Side note Sega also added in a hardware T&L engine (PowerVR Elan IIRC) to the NAOMI 2, which some had claimed wasn't possible for PVR chips. I was saddened that a version of Elan wasn't put together in time for Kyro II, even if only for a higher-end variant. Their eventual software-based solution worked pretty well but it was too little too late - it wasn't released until after the demise of the Kyro II SE project. WAY too late.
This is the first time something like tiled rendering is publicly used on stuff like SLI cards though - maybe it was used before with other systems. The name change hints at something a bit more intricate though, as I said I wouldn't be surprised if it were using in out of order rendering instead of the much more prevalent even/odd tile distribution.
Today we have things like early discard (culling) of triangles that fall outside the render tile to allow greater efficiency and lower resource use. Technically speaking a core can render an entire tile with the full scene. But it wouldn't be as efficient.
That said the previous poster is correct as it would lend itself to a more even distribution between gpu cores. And is more efficient then alt line rendering because compute units do better on squares.
But it presents many of the same issues as most sli and in some cases makes them worse. For example a depth of field blur is based on a z buffer distance and then applying a gaussian blur. Those objects outside the target z distance require bigger gaussian blurs. But the larger the blur the more likely that data point will exist in an adjoining gpu memory block.

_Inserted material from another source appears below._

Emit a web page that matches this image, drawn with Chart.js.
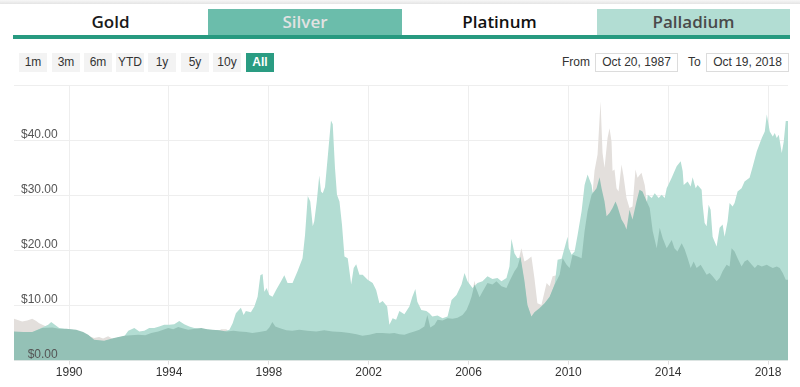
<!DOCTYPE html>
<html>
<head>
<meta charset="utf-8">
<script src="https://cdn.jsdelivr.net/npm/chart.js@4/dist/chart.umd.min.js"></script>
<style>
  html, body { margin: 0; padding: 0; background: #fff; width: 800px; height: 387px; overflow: hidden; }
  body { position: relative; font-family: "Liberation Sans", Arial, sans-serif; }
  .topbar { position: absolute; left: 0; top: 0; width: 800px; height: 4px; background: linear-gradient(#f7f7f7, #e4e4e4); }
  .tab { position: absolute; top: 9px; height: 26px; line-height: 26px; text-align: center;
         font-family: "Open Sans", sans-serif; font-weight: 600; font-size: 17px; color: #1a1a1a; }
  .underline { position: absolute; left: 13px; top: 35px; width: 777px; height: 4px; background: #279a80; }
  .btn { position: absolute; top: 53px; width: 28px; height: 19px; line-height: 19px; text-align: center;
         background: #f3f3f3; color: #333; font-size: 12px; }
  .btn.on { background: #2a9c82; color: #fff; font-weight: bold; }
  .lbl { position: absolute; top: 53px; height: 19px; line-height: 19px; font-size: 12px; color: #333; }
  .box { position: absolute; top: 53px; width: 81px; height: 17px; line-height: 17px; border: 1px solid #dcdcdc;
         text-align: center; font-size: 12px; color: #333; background: #fff; }
  #wrap { position: absolute; left: 0; top: 71px; width: 800px; height: 316px; }
</style>
</head>
<body>
<div class="topbar"></div>
<div id="tabs"></div>
<div class="underline"></div>
<div id="btns"></div>
<div class="lbl" style="left:562px">From</div>
<div class="box" style="left:595px">Oct 20, 1987</div>
<div class="lbl" style="left:688px">To</div>
<div class="box" style="left:706px">Oct 19, 2018</div>
<div id="wrap"><canvas id="c" width="800" height="316"></canvas></div>
<script>
// ---- data (year, price in $) ----
const tabLabels = ["Gold", "Silver", "Platinum", "Palladium"];
const rangeButtons = ["1m", "3m", "6m", "YTD", "1y", "5y", "10y", "All"];
const yearTicks = [1990, 1994, 1998, 2002, 2006, 2010, 2014, 2018];
const priceTicks = [0, 10, 20, 30, 40, 50];

const darkSeries = [
 [1987.79,5.3],[1988.16,5.2],[1988.52,5.2],[1988.92,5.9],[1989.32,6.0],[1989.60,5.8],[1989.88,5.8],
 [1990.28,5.6],[1990.56,5.2],[1990.76,4.7],[1991.00,3.8],[1991.20,3.7],[1991.40,3.6],[1991.80,4.1],
 [1992.21,4.5],[1992.49,4.6],[1992.77,4.7],[1993.05,4.6],[1993.29,5.0],[1993.57,5.3],[1993.77,5.6],
 [1993.97,5.9],[1994.17,5.7],[1994.37,6.1],[1994.61,5.8],[1994.77,5.6],[1995.05,5.8],[1995.29,5.9],
 [1995.53,5.7],[1995.73,5.6],[1996.01,5.5],[1996.30,5.3],[1996.58,5.4],[1996.82,5.3],[1997.10,5.2],
 [1997.34,5.0],[1997.62,5.2],[1997.90,5.4],[1998.02,6.0],[1998.14,7.0],[1998.26,6.2],[1998.42,5.9],
 [1998.70,5.5],[1998.94,5.4],[1999.22,5.6],[1999.54,5.4],[1999.90,5.3],[2000.22,5.5],[2000.55,5.3],
 [2000.91,5.2],[2001.23,5.0],[2001.51,4.8],[2001.75,4.5],[2002.03,4.7],[2002.31,5.0],[2002.55,5.0],
 [2002.83,4.9],[2003.03,5.0],[2003.23,4.8],[2003.43,4.7],[2003.63,5.0],[2003.83,5.3],[2004.03,5.6],
 [2004.23,6.2],[2004.35,8.3],[2004.47,6.0],[2004.64,6.5],[2004.76,7.4],[2004.96,7.3],[2005.16,7.7],
 [2005.36,7.6],[2005.56,7.8],[2005.76,8.3],[2005.92,9.2],[2006.04,10.5],[2006.12,11.6],[2006.24,13.8],
 [2006.36,12.5],[2006.44,11.5],[2006.56,12.5],[2006.76,14.1],[2006.96,13.8],[2007.12,14.4],[2007.32,13.5],
 [2007.52,13.2],[2007.64,14.4],[2007.84,16.2],[2007.96,17.0],[2008.08,18.9],[2008.24,14.5],[2008.36,10.1],
 [2008.52,8.0],[2008.64,8.8],[2008.84,9.5],[2009.05,10.4],[2009.25,11.6],[2009.45,13.8],[2009.65,15.6],
 [2009.77,18.6],[2009.93,17.4],[2010.05,16.8],[2010.17,19.2],[2010.37,18.9],[2010.53,18.6],[2010.65,23.5],
 [2010.77,27.1],[2010.93,30.1],[2011.13,31.3],[2011.25,33.3],[2011.33,31.3],[2011.45,28.9],[2011.53,26.2],
 [2011.65,26.8],[2011.77,27.7],[2011.89,28.9],[2011.97,28.0],[2012.13,25.6],[2012.25,24.7],[2012.33,23.8],
 [2012.45,27.4],[2012.57,25.6],[2012.73,28.9],[2012.85,31.0],[2012.97,30.7],[2013.14,28.9],[2013.26,27.7],
 [2013.38,23.5],[2013.54,20.4],[2013.66,24.1],[2013.78,22.2],[2013.94,20.4],[2014.14,21.9],[2014.25,20.4],
 [2014.37,19.8],[2014.54,21.3],[2014.66,20.2],[2014.78,18.6],[2014.90,16.8],[2015.02,18.0],[2015.14,16.8],
 [2015.30,17.4],[2015.38,16.8],[2015.54,15.6],[2015.66,15.9],[2015.78,15.3],[2015.94,14.4],[2016.06,15.0],
 [2016.18,16.2],[2016.34,17.4],[2016.46,17.1],[2016.54,20.4],[2016.66,19.8],[2016.78,18.6],[2016.94,17.1],
 [2017.06,18.0],[2017.18,18.3],[2017.35,17.4],[2017.47,16.8],[2017.59,17.4],[2017.75,17.1],[2017.95,17.4],
 [2018.07,17.1],[2018.19,16.8],[2018.35,17.1],[2018.47,16.8],[2018.59,15.9],[2018.71,14.7],[2018.80,14.7]
];

const lightSeries = [
 [1987.79,5.1],[1988.52,5.1],[1988.92,6.0],[1989.16,6.5],[1989.28,7.0],[1989.40,6.6],[1989.60,5.9],
 [1989.88,5.7],[1990.28,5.5],[1990.76,4.6],[1991.00,3.7],[1991.40,3.5],[1991.80,4.0],[1992.21,4.4],
 [1992.37,5.4],[1992.61,5.9],[1992.81,5.3],[1993.01,5.4],[1993.21,5.9],[1993.41,5.9],[1993.61,6.2],
 [1993.81,6.5],[1994.01,6.5],[1994.21,6.6],[1994.41,7.2],[1994.61,6.6],[1994.81,6.2],[1995.01,5.9],
 [1995.21,5.8],[1995.53,5.6],[1995.93,5.5],[1996.21,5.3],[1996.42,5.6],[1996.55,6.8],[1996.68,8.6],
 [1996.88,9.6],[1996.99,8.3],[1997.08,9.0],[1997.28,8.8],[1997.42,9.8],[1997.55,11.6],[1997.66,15.5],
 [1997.75,15.7],[1997.82,12.5],[1997.91,13.2],[1998.02,11.9],[1998.15,11.6],[1998.29,12.8],[1998.49,14.4],
 [1998.62,15.5],[1998.75,14.1],[1998.95,14.1],[1999.15,16.2],[1999.35,18.6],[1999.45,22.8],[1999.56,29.9],
 [1999.66,28.9],[1999.76,24.4],[1999.82,25.3],[1999.92,28.9],[2000.02,33.6],[2000.09,30.7],[2000.16,30.4],
 [2000.25,31.5],[2000.38,38.0],[2000.49,43.6],[2000.56,42.9],[2000.65,35.0],[2000.73,30.1],[2000.83,28.9],
 [2000.93,24.7],[2001.03,18.9],[2001.16,18.6],[2001.30,13.8],[2001.40,16.8],[2001.50,17.5],[2001.63,15.6],
 [2001.76,15.6],[2001.96,14.7],[2002.16,14.1],[2002.30,12.8],[2002.43,10.4],[2002.56,10.8],[2002.74,9.8],
 [2002.83,6.5],[2002.96,7.7],[2003.10,7.4],[2003.23,9.0],[2003.43,8.4],[2003.63,9.8],[2003.75,11.6],
 [2003.87,13.0],[2003.95,10.7],[2004.11,9.2],[2004.31,9.0],[2004.43,8.6],[2004.55,8.0],[2004.76,8.2],
 [2004.96,7.7],[2005.16,8.0],[2005.32,11.0],[2005.52,11.9],[2005.72,13.8],[2005.84,15.9],[2005.96,14.4],
 [2006.16,13.2],[2006.36,14.1],[2006.56,14.4],[2006.76,15.3],[2006.96,14.8],[2007.16,15.0],[2007.32,14.4],
 [2007.52,15.0],[2007.64,17.1],[2007.72,22.1],[2007.84,19.5],[2007.96,18.6],[2008.08,18.7],[2008.24,14.0],
 [2008.36,10.0],[2008.52,7.9],[2008.84,9.3],[2009.25,11.5],[2009.45,13.8],[2009.57,18.3],[2009.73,18.5],
 [2009.97,22.5],[2010.01,20.5],[2010.13,19.2],[2010.25,19.8],[2010.37,22.8],[2010.53,27.1],[2010.65,31.9],
 [2010.77,33.8],[2010.93,31.9],[2010.97,30.5],[2011.13,30.5],[2011.45,28.0],[2011.53,25.5],[2011.65,26.0],
 [2012.05,25.0],[2012.33,23.5],[2012.65,26.0],[2012.97,29.5],[2013.14,28.5],[2013.18,30.1],[2013.34,29.5],
 [2013.46,30.4],[2013.62,29.5],[2013.74,30.1],[2013.86,29.5],[2013.94,31.3],[2014.14,33.2],[2014.34,35.3],
 [2014.50,36.2],[2014.58,34.4],[2014.62,31.9],[2014.78,32.5],[2014.90,31.6],[2014.98,33.3],[2015.10,31.3],
 [2015.18,31.9],[2015.34,31.0],[2015.38,28.3],[2015.46,25.0],[2015.54,24.4],[2015.62,28.3],[2015.70,27.4],
 [2015.78,22.5],[2015.94,20.7],[2016.06,24.1],[2016.18,24.7],[2016.26,22.5],[2016.38,25.3],[2016.46,28.6],
 [2016.58,28.0],[2016.66,28.6],[2016.78,30.7],[2016.94,31.3],[2017.06,32.5],[2017.26,33.2],[2017.39,35.3],
 [2017.55,38.0],[2017.75,40.4],[2017.87,41.6],[2017.95,44.7],[2018.07,41.6],[2018.19,40.7],[2018.27,41.3],
 [2018.35,40.4],[2018.43,41.0],[2018.55,37.7],[2018.63,39.8],[2018.71,43.5],[2018.80,43.5]
];

const graySeries = [
 [1987.79,7.6],[1988.12,7.1],[1988.32,7.3],[1988.52,7.6],[1988.68,7.2],[1988.80,6.8],[1989.08,6.2],
 [1989.32,5.8],[1989.88,5.5],[1990.56,5.0],[1990.76,4.5],[1991.00,4.1],[1991.20,4.3],[1991.36,4.0],
 [1991.56,4.4],[1991.72,4.0],[1992.21,4.0],[1993.05,4.0],[1993.97,5.3],[1995.05,5.2],[1995.93,5.2],
 [1996.09,5.7],[1996.30,5.7],[1996.42,5.0],[1997.00,5.0],[1997.90,5.2],[1998.14,6.5],[1998.40,5.5],
 [2000.00,5.0],[2001.50,4.5],[2002.00,4.4],[2004.00,5.0],[2004.35,7.0],[2004.50,5.8],[2005.50,7.3],
 [2006.00,9.0],[2006.24,14.5],[2006.36,12.0],[2007.00,13.0],[2007.50,13.0],[2007.84,15.5],[2007.96,17.5],
 [2008.12,20.4],[2008.24,18.0],[2008.36,18.3],[2008.52,18.9],[2008.64,15.0],[2008.76,10.4],[2008.92,10.1],
 [2009.13,14.1],[2009.25,13.5],[2009.37,15.3],[2009.53,15.5],[2009.65,15.0],[2010.00,16.5],[2010.50,18.0],
 [2010.80,26.0],[2010.97,30.5],[2011.05,34.5],[2011.17,37.4],[2011.29,47.1],[2011.37,37.7],[2011.45,35.0],
 [2011.57,40.4],[2011.65,42.2],[2011.73,39.8],[2011.77,34.4],[2011.85,34.7],[2011.93,31.3],[2012.01,30.7],
 [2012.13,35.6],[2012.21,33.5],[2012.33,29.5],[2012.45,27.7],[2012.57,28.0],[2012.69,34.7],[2012.77,33.2],
 [2012.93,34.1],[2013.06,31.9],[2013.14,29.0],[2013.26,26.0],[2013.50,20.0],[2014.00,20.0],[2015.00,16.0],
 [2016.00,14.0],[2017.00,16.5],[2018.00,16.5],[2018.80,14.0]
];

// ---- header (HTML) ----
const tabStyles = [
  {left: 13, width: 195, bg: "#ffffff", color: "#1a1a1a"},
  {left: 208, width: 194, bg: "#6bbdab", color: "#e2e2e2"},
  {left: 402, width: 195, bg: "#ffffff", color: "#111111"},
  {left: 597, width: 193, bg: "#b2ddd3", color: "#4a4a4a"}
];
const tabsEl = document.getElementById("tabs");
tabLabels.forEach((t, i) => {
  const d = document.createElement("div");
  d.className = "tab";
  const s = tabStyles[i];
  d.style.left = s.left + "px"; d.style.width = s.width + "px";
  d.style.background = s.bg; d.style.color = s.color;
  d.textContent = t;
  tabsEl.appendChild(d);
});
const btnLefts = [19, 52, 84, 116, 148, 181, 213, 246];
const btnsEl = document.getElementById("btns");
rangeButtons.forEach((b, i) => {
  const d = document.createElement("div");
  d.className = "btn" + (b === "All" ? " on" : "");
  d.style.left = btnLefts[i] + "px";
  d.textContent = b;
  btnsEl.appendChild(d);
});

// ---- chart ----
const toPts = s => s.map(p => ({x: p[0], y: p[1]}));
const ds = (series, color, order) => ({
  data: toPts(series), backgroundColor: color, borderWidth: 0, borderColor: color,
  pointRadius: 0, fill: "origin", tension: 0, order: order
});

new Chart(document.getElementById("c"), {
  type: "line",
  data: {
    datasets: [
      ds(darkSeries, "#94c1b6", 1),
      ds(lightSeries, "#b3ddd3", 2),
      ds(graySeries, "#e3dfdc", 3)
    ]
  },
  options: {
    responsive: false,
    animation: false,
    events: [],
    layout: { padding: { left: 0, right: 12, top: 2, bottom: 6 } },
    plugins: { legend: { display: false }, tooltip: { enabled: false } },
    scales: {
      x: {
        type: "linear",
        min: 1987.79, max: 2018.8,
        afterBuildTicks: sc => { sc.ticks = yearTicks.map(v => ({value: v})); },
        ticks: {
          callback: v => String(v), color: "#333", autoSkip: false, maxRotation: 0,
          padding: 1, font: { family: "Liberation Sans", size: 12 }
        },
        grid: { color: "#eeeeee", tickLength: 4, tickColor: "#e0e0e0" },
        border: { display: false }
      },
      y: {
        min: 0, max: 50,
        afterBuildTicks: sc => { sc.ticks = priceTicks.map(v => ({value: v})); },
        ticks: {
          mirror: true, crossAlign: "far", padding: 7, labelOffset: -6, z: 1,
          color: "#555", font: { family: "Liberation Sans", size: 12 },
          callback: v => v === 50 ? "" : "$" + Number(v).toFixed(2)
        },
        grid: { color: "#eeeeee", drawTicks: false },
        border: { display: false }
      }
    }
  }
});
</script>
</body>
</html>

Memory coherency sync issues are what make sli / crossfire a pain. And i believe chiplettes will address many of these issues as well as add support for additional add on capabilities like a ray trace intersection hit test chip for global illumination.
I believe this driver release is an indication that nvidia is indeed researching chiplettes aggressively because this kind of rendering technique is exactly how chiplettes will work.
I don't suspect there's anything special about their "checkerboard" rendering. One card gets odd, the other gets even. When you add more than two GPUs/chiplets, then you split it up more. It's not novel, but they did beat slow-arse AMD to it - despite AMD beating even Intel to chiplets on the CPU front. AMD has a couple of competitive GPUs now, but they're still slackers on graphics lately.